- [Information provided]:
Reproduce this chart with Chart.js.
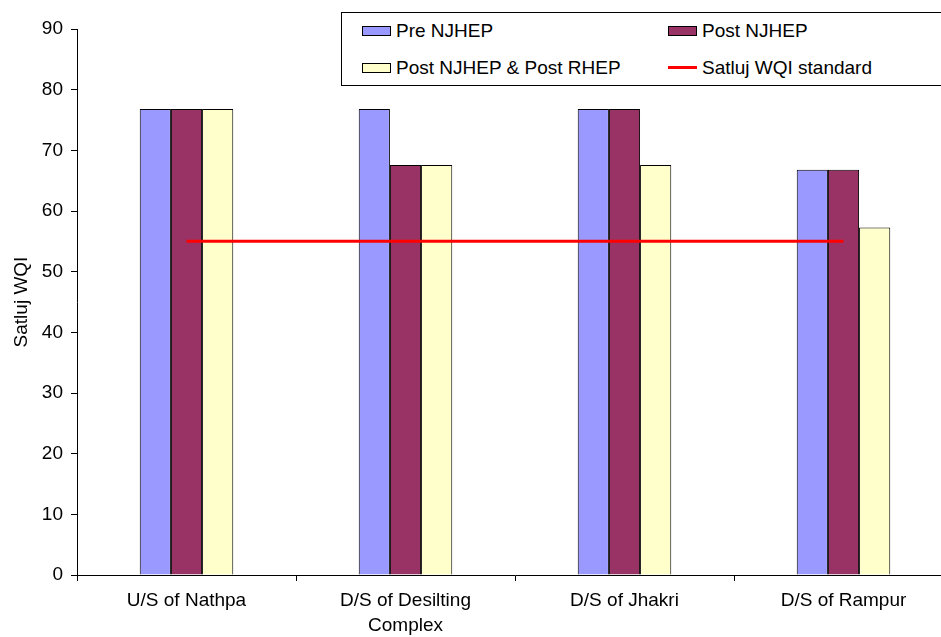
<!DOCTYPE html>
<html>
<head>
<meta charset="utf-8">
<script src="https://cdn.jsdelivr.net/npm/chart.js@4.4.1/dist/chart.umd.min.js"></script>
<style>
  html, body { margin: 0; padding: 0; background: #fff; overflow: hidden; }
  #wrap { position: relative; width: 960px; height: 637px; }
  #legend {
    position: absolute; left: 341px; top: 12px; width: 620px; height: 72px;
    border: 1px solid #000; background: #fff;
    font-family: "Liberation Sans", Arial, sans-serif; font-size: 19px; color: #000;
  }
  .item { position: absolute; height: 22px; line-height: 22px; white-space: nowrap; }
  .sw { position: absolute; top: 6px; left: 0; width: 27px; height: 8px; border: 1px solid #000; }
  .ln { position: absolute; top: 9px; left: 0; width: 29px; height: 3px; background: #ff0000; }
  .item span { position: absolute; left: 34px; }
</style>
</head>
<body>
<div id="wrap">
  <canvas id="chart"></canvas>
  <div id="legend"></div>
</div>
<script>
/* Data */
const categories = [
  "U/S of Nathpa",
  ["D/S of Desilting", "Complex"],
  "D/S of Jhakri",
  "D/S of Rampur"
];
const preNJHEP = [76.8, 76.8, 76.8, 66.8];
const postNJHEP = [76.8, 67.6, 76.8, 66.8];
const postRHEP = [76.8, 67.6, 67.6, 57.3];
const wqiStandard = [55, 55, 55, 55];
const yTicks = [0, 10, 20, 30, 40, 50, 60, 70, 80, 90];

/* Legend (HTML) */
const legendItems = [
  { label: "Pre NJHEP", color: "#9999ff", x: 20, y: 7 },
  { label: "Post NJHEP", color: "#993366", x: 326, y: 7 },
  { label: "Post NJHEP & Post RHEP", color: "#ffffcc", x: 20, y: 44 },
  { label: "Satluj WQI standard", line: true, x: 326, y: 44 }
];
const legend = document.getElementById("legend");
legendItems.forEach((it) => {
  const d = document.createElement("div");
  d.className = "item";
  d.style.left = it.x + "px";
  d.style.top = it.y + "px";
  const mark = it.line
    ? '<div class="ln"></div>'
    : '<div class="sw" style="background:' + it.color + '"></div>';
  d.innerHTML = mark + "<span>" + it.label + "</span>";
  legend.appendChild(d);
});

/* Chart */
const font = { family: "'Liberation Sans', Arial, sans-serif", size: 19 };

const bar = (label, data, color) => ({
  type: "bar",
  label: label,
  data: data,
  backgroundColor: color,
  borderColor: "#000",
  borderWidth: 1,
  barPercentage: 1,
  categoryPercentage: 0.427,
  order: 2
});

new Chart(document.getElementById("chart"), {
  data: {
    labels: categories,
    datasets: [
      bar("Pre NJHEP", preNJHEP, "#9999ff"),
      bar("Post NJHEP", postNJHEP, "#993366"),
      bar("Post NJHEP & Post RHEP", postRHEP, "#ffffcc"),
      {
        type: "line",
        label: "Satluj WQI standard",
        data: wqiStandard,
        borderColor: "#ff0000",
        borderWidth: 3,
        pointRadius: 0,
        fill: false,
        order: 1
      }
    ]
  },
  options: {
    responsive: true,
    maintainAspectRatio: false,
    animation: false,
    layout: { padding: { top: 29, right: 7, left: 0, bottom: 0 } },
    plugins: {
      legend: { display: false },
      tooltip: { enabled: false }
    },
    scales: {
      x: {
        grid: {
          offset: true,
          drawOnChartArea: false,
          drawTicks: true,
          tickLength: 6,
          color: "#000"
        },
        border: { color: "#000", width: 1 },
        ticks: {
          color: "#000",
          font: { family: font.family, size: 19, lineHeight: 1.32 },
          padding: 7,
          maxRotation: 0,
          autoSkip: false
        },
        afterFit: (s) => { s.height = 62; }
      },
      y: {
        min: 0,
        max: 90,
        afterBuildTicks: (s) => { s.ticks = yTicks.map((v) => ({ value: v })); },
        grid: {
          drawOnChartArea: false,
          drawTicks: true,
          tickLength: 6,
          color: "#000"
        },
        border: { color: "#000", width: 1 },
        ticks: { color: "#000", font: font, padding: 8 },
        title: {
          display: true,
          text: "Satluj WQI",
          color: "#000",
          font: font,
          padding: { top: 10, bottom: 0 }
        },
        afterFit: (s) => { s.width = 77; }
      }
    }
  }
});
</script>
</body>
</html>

- [Set task]: Take the listing above and restate it word for word, without its pictures.

- [Result for this task]:
Reproduce this chart with Chart.js.
<!DOCTYPE html>
<html>
<head>
<meta charset="utf-8">
<script src="https://cdn.jsdelivr.net/npm/chart.js@4.4.1/dist/chart.umd.min.js"></script>
<style>
  html, body { margin: 0; padding: 0; background: #fff; overflow: hidden; }
  #wrap { position: relative; width: 960px; height: 637px; }
  #legend {
    position: absolute; left: 341px; top: 12px; width: 620px; height: 72px;
    border: 1px solid #000; background: #fff;
    font-family: "Liberation Sans", Arial, sans-serif; font-size: 19px; color: #000;
  }
  .item { position: absolute; height: 22px; line-height: 22px; white-space: nowrap; }
  .sw { position: absolute; top: 6px; left: 0; width: 27px; height: 8px; border: 1px solid #000; }
  .ln { position: absolute; top: 9px; left: 0; width: 29px; height: 3px; background: #ff0000; }
  .item span { position: absolute; left: 34px; }
</style>
</head>
<body>
<div id="wrap">
  <canvas id="chart"></canvas>
  <div id="legend"></div>
</div>
<script>
/* Data */
const categories = [
  "U/S of Nathpa",
  ["D/S of Desilting", "Complex"],
  "D/S of Jhakri",
  "D/S of Rampur"
];
const preNJHEP = [76.8, 76.8, 76.8, 66.8];
const postNJHEP = [76.8, 67.6, 76.8, 66.8];
const postRHEP = [76.8, 67.6, 67.6, 57.3];
const wqiStandard = [55, 55, 55, 55];
const yTicks = [0, 10, 20, 30, 40, 50, 60, 70, 80, 90];

/* Legend (HTML) */
const legendItems = [
  { label: "Pre NJHEP", color: "#9999ff", x: 20, y: 7 },
  { label: "Post NJHEP", color: "#993366", x: 326, y: 7 },
  { label: "Post NJHEP & Post RHEP", color: "#ffffcc", x: 20, y: 44 },
  { label: "Satluj WQI standard", line: true, x: 326, y: 44 }
];
const legend = document.getElementById("legend");
legendItems.forEach((it) => {
  const d = document.createElement("div");
  d.className = "item";
  d.style.left = it.x + "px";
  d.style.top = it.y + "px";
  const mark = it.line
    ? '<div class="ln"></div>'
    : '<div class="sw" style="background:' + it.color + '"></div>';
  d.innerHTML = mark + "<span>" + it.label + "</span>";
  legend.appendChild(d);
});

/* Chart */
const font = { family: "'Liberation Sans', Arial, sans-serif", size: 19 };

const bar = (label, data, color) => ({
  type: "bar",
  label: label,
  data: data,
  backgroundColor: color,
  borderColor: "#000",
  borderWidth: 1,
  barPercentage: 1,
  categoryPercentage: 0.427,
  order: 2
});

new Chart(document.getElementById("chart"), {
  data: {
    labels: categories,
    datasets: [
      bar("Pre NJHEP", preNJHEP, "#9999ff"),
      bar("Post NJHEP", postNJHEP, "#993366"),
      bar("Post NJHEP & Post RHEP", postRHEP, "#ffffcc"),
      {
        type: "line",
        label: "Satluj WQI standard",
        data: wqiStandard,
        borderColor: "#ff0000",
        borderWidth: 3,
        pointRadius: 0,
        fill: false,
        order: 1
      }
    ]
  },
  options: {
    responsive: true,
    maintainAspectRatio: false,
    animation: false,
    layout: { padding: { top: 29, right: 7, left: 0, bottom: 0 } },
    plugins: {
      legend: { display: false },
      tooltip: { enabled: false }
    },
    scales: {
      x: {
        grid: {
          offset: true,
          drawOnChartArea: false,
          drawTicks: true,
          tickLength: 6,
          color: "#000"
        },
        border: { color: "#000", width: 1 },
        ticks: {
          color: "#000",
          font: { family: font.family, size: 19, lineHeight: 1.32 },
          padding: 7,
          maxRotation: 0,
          autoSkip: false
        },
        afterFit: (s) => { s.height = 62; }
      },
      y: {
        min: 0,
        max: 90,
        afterBuildTicks: (s) => { s.ticks = yTicks.map((v) => ({ value: v })); },
        grid: {
          drawOnChartArea: false,
          drawTicks: true,
          tickLength: 6,
          color: "#000"
        },
        border: { color: "#000", width: 1 },
        ticks: { color: "#000", font: font, padding: 8 },
        title: {
          display: true,
          text: "Satluj WQI",
          color: "#000",
          font: font,
          padding: { top: 10, bottom: 0 }
        },
        afterFit: (s) => { s.width = 77; }
      }
    }
  }
});
</script>
</body>
</html>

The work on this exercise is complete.